# Information provided
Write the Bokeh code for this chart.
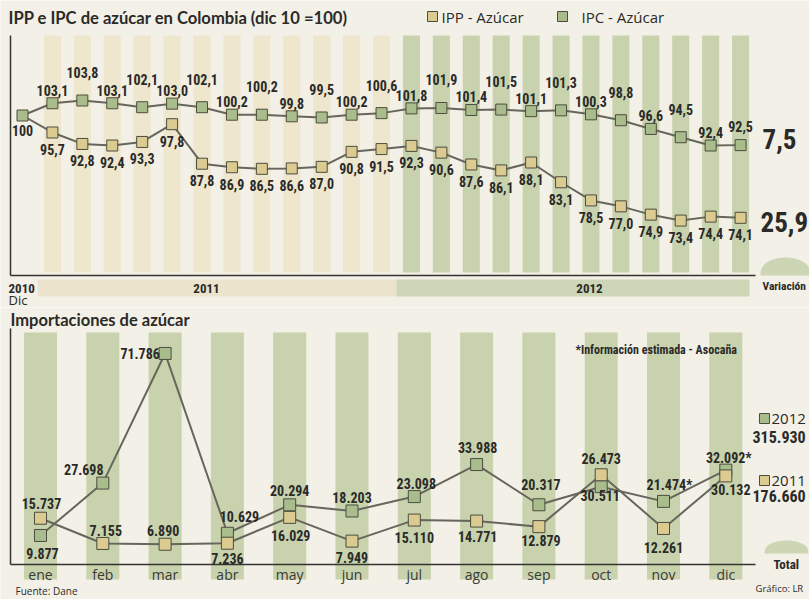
from bokeh.plotting import figure
from bokeh.layouts import column
from bokeh.models import Range1d, Label
from bokeh.core.properties import value
from bokeh.embed import file_html
from bokeh.resources import INLINE
import numpy as np

# ---------------- data ----------------
periodos = ["dic10", "ene11", "feb11", "mar11", "abr11", "may11", "jun11", "jul11", "ago11",
            "sep11", "oct11", "nov11", "dic11", "ene12", "feb12", "mar12", "abr12", "may12",
            "jun12", "jul12", "ago12", "sep12", "oct12", "nov12", "dic12"]
ipc_azucar = [100, 103.1, 103.8, 103.1, 102.1, 103.0, 102.1, 100.2, 100.2, 99.8, 99.5, 100.2,
              100.6, 101.8, 101.9, 101.4, 101.5, 101.1, 101.3, 100.3, 98.8, 96.6, 94.5, 92.4, 92.5]
ipp_azucar = [100, 95.7, 92.8, 92.4, 93.3, 97.8, 87.8, 86.9, 86.5, 86.6, 87.0, 90.8, 91.5,
              92.3, 90.6, 87.6, 86.1, 88.1, 83.1, 78.5, 77.0, 74.9, 73.4, 74.4, 74.1]
variacion_ipc = "7,5"
variacion_ipp = "25,9"
anios = ["2010", "2011", "2012"]

meses = ["ene", "feb", "mar", "abr", "may", "jun", "jul", "ago", "sep", "oct", "nov", "dic"]
imp_2012 = [9877, 27698, 71786, 10629, 20294, 18203, 23098, 33988, 20317, 26473, 21474, 32092]
imp_2011 = [15737, 7155, 6890, 7236, 16029, 7949, 15110, 14771, 12879, 30511, 12261, 30132]
estimado_2012 = [False] * 10 + [True, True]
total_2012 = "315.930"
total_2011 = "176.660"

# ---------------- styles ----------------
BG = "#f3f0e7"
INK = "#2a2a28"
LINE = "#66665c"
GREEN_M = "#a9bd8c"
TAN_M = "#dccb90"
STRIPE_TAN = "#eee6cd"
STRIPE_GREEN = "#c8d3ae"
MOUND = "#ccd6b4"
NARROW = "Liberation Sans Narrow, Roboto Condensed, DejaVu Sans Condensed, Roboto"
SANS = "Open Sans"

W = 809
TOP_H = 307
BOT_H = 599 - TOP_H

# pixel <-> data helpers (layout only)
T_X0, T_DX, T_Y100, T_SY = 22.0, 29.92, 115.0, 3.95
def tx(px): return (px - T_X0) / T_DX
def ty(py): return 100 + (T_Y100 - py) / T_SY
B_X0, B_DX, B_Y0, B_SY = 40.0, 62.3, 564.0, 2.94 / 1000
def bx(px): return (px - B_X0) / B_DX
def by(py): return (B_Y0 - py) / B_SY

def es(v):
    return f"{v:.1f}".replace(".", ",")
def miles(v):
    return f"{v:,}".replace(",", ".")

def base_fig(w, h, xr, yr):
    p = figure(width=w, height=h, x_range=Range1d(*xr), y_range=Range1d(*yr),
               output_backend="svg", toolbar_location=None, min_border=0)
    p.axis.visible = False
    p.grid.visible = False
    p.outline_line_color = None
    p.background_fill_color = BG
    p.border_fill_color = BG
    return p

def lab(p, x, y, t, size, bold=False, font=SANS, align="left", color=INK):
    p.add_layout(Label(x=x, y=y, text=t, text_font=font, text_font_size=size,
                       text_font_style="bold" if bold else "normal", text_align=align,
                       text_baseline="middle", text_color=color))

def mound(p, fx, fy, cx, base, half_w, h):
    t = np.linspace(0, np.pi, 40)
    xs = [fx(cx + half_w * np.cos(a)) for a in t]
    ys = [fy(base - h * np.sin(a) ** 0.8) for a in t]
    p.patch(xs, ys, color=MOUND, line_color=None)

# ================= TOP CHART =================
top = base_fig(W, TOP_H, (tx(0), tx(W)), (ty(TOP_H), ty(0)))
n = len(periodos)
idx = list(range(n))

# background stripes per month
s_x = idx[1:]
s_col = [STRIPE_TAN if i <= 12 else STRIPE_GREEN for i in s_x]
top.vbar(x=s_x, width=0.57, top=ty(35), bottom=ty(272), color=s_col, line_color=None)

# year bands under axis
top.quad(left=[0.5, 12.5], right=[12.5, 24.3], bottom=ty(296), top=ty(279),
         color=["#ebe3cc", "#cdd6b6"], line_color=None)

# axes lines
top.segment(x0=[tx(10), tx(10)], y0=[ty(35), ty(275)], x1=[tx(10), tx(755)], y1=[ty(275), ty(275)],
            line_color="#333330", line_width=1.5)

# series
top.line(idx, ipc_azucar, line_color=LINE, line_width=2)
top.line(idx, ipp_azucar, line_color=LINE, line_width=2)
top.scatter(idx, ipc_azucar, marker="square", size=11, fill_color=GREEN_M, line_color="#4c4c40", line_width=1)
top.scatter(idx[1:], ipp_azucar[1:], marker="square", size=11, fill_color=TAN_M, line_color="#4c4c40", line_width=1)

# value labels
ipc_up = [13 if i % 2 else 28 for i in idx]
ipc_up[-1] = 19
ipc_y = [v + u / T_SY for v, u in zip(ipc_azucar, ipc_up)][1:]
top.text(x=idx[1:], y=ipc_y, text=[es(v) for v in ipc_azucar[1:]], text_font=value(NARROW),
         text_font_size=value("14px"), text_font_style="bold", text_align="center",
         text_baseline="middle", text_color=INK)
ipp_y = [v - 17 / T_SY for v in ipp_azucar][1:]
top.text(x=idx[1:], y=ipp_y, text=[es(v) for v in ipp_azucar[1:]], text_font=value(NARROW),
         text_font_size=value("14px"), text_font_style="bold", text_align="center",
         text_baseline="middle", text_color=INK)
top.text(x=[0], y=[ipp_azucar[0] - 15 / T_SY], text=["100"], text_font=value(NARROW),
         text_font_size=value("14px"), text_font_style="bold", text_align="center",
         text_baseline="middle", text_color=INK)

# title & legend
lab(top, tx(8), ty(17), "IPP e IPC de azúcar en Colombia (dic 10 =100)", "16.6px", bold=True, font="Lato")
top.scatter([tx(432)], [ty(16)], marker="square", size=10, fill_color=TAN_M, line_color="#4c4c40")
lab(top, tx(441), ty(16), "IPP - Azúcar", "15px")
top.scatter([tx(562)], [ty(16)], marker="square", size=10, fill_color=GREEN_M, line_color="#4c4c40")
lab(top, tx(581), ty(16), "IPC - Azúcar", "15px")

# variation figures
lab(top, tx(762), ty(138), variacion_ipc, "27px", bold=True, font=NARROW)
lab(top, tx(760), ty(221), variacion_ipp, "27px", bold=True, font=NARROW)
mound(top, tx, ty, 785, 275, 25, 18)
lab(top, tx(762), ty(285), "Variación", "11.5px", bold=True, font=NARROW)

# years
lab(top, tx(8), ty(288), anios[0], "13px", bold=True, font=NARROW)
lab(top, tx(8), ty(299), "Dic", "13px")
lab(top, tx(206), ty(288), anios[1], "13px", bold=True, font=NARROW, align="center")
lab(top, tx(589), ty(288), anios[2], "13px", bold=True, font=NARROW, align="center")

# ================= BOTTOM CHART =================
bot = base_fig(W, BOT_H, (bx(0), bx(W)), (by(599), by(TOP_H)))
m = list(range(len(meses)))

bot.vbar(x=m, width=0.53, top=by(332), bottom=by(579), color=STRIPE_GREEN, line_color=None)
bot.segment(x0=[bx(10), bx(10)], y0=[by(328), 0], x1=[bx(10), bx(755)], y1=[0, 0],
            line_color="#333330", line_width=1.5)

bot.line(m, imp_2012, line_color=LINE, line_width=2)
bot.line(m, imp_2011, line_color=LINE, line_width=2)
bot.scatter(m, imp_2012, marker="square", size=12, fill_color=GREEN_M, line_color="#4c4c40", line_width=1)
bot.scatter(m, imp_2011, marker="square", size=12, fill_color=TAN_M, line_color="#4c4c40", line_width=1)

# label offsets in px (dx right, dy down)
off_2012 = [(2, 18), (-19, -14), (-25, 0), (12, -17), (0, -14), (0, -13), (2, -13), (1, -17),
            (2, -20), (0, -28), (6, -16), (3, -12)]
off_2011 = [(1, -15), (3, -13), (-2, -14), (0, 15), (1, 18), (0, 16), (0, 17), (1, 15),
            (2, 14), (-1, 21), (0, 19), (5, 14)]
t12 = [miles(v) + ("*" if e else "") for v, e in zip(imp_2012, estimado_2012)]
t11 = [miles(v) for v in imp_2011]
for vals, offs, txts in ((imp_2012, off_2012, t12), (imp_2011, off_2011, t11)):
    bot.text(x=[i + dx / B_DX for i, (dx, dy) in zip(m, offs)],
             y=[v - dy / B_SY for v, (dx, dy) in zip(vals, offs)],
             text=txts, text_font=value(NARROW), text_font_size=value("14px"),
             text_font_style="bold", text_align="center", text_baseline="middle", text_color=INK)

bot.text(x=m, y=by(574), text=meses, text_font=value(SANS), text_font_size=value("14px"),
         text_align="center", text_baseline="middle", text_color="#3a3a36")

lab(bot, bx(10), by(319), "Importaciones de azúcar", "16.5px", bold=True, font="Lato")
lab(bot, bx(575), by(349), "*Información estimada - Asocaña", "12px", bold=True, font=NARROW)

bot.scatter([bx(764)], [by(418)], marker="square", size=10, fill_color=GREEN_M, line_color="#4c4c40")
lab(bot, bx(771), by(418), anios[2], "15px")
lab(bot, bx(752), by(436), total_2012, "16px", bold=True, font=NARROW)
bot.scatter([bx(764)], [by(480)], marker="square", size=10, fill_color=TAN_M, line_color="#4c4c40")
lab(bot, bx(771), by(480), anios[1], "15px")
lab(bot, bx(752), by(495), total_2011, "16px", bold=True, font=NARROW)
mound(bot, bx, by, 786, 553, 22, 13)
lab(bot, bx(773), by(564), "Total", "13px", bold=True, font=NARROW)
lab(bot, bx(755), by(588), "Gráfico: LR", "9.5px")
lab(bot, bx(15), by(590), "Fuente: Dane", "10px")

layout = column(top, bot, spacing=0)
open("out.html", "w").write(file_html(layout, INLINE))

# The task
The lines from the start of the data through the line that contains "import numpy as np" are to be returned exactly, please, with both ends included and every picture left out.

# Solution to this task
Write the Bokeh code for this chart.
from bokeh.plotting import figure
from bokeh.layouts import column
from bokeh.models import Range1d, Label
from bokeh.core.properties import value
from bokeh.embed import file_html
from bokeh.resources import INLINE
import numpy as np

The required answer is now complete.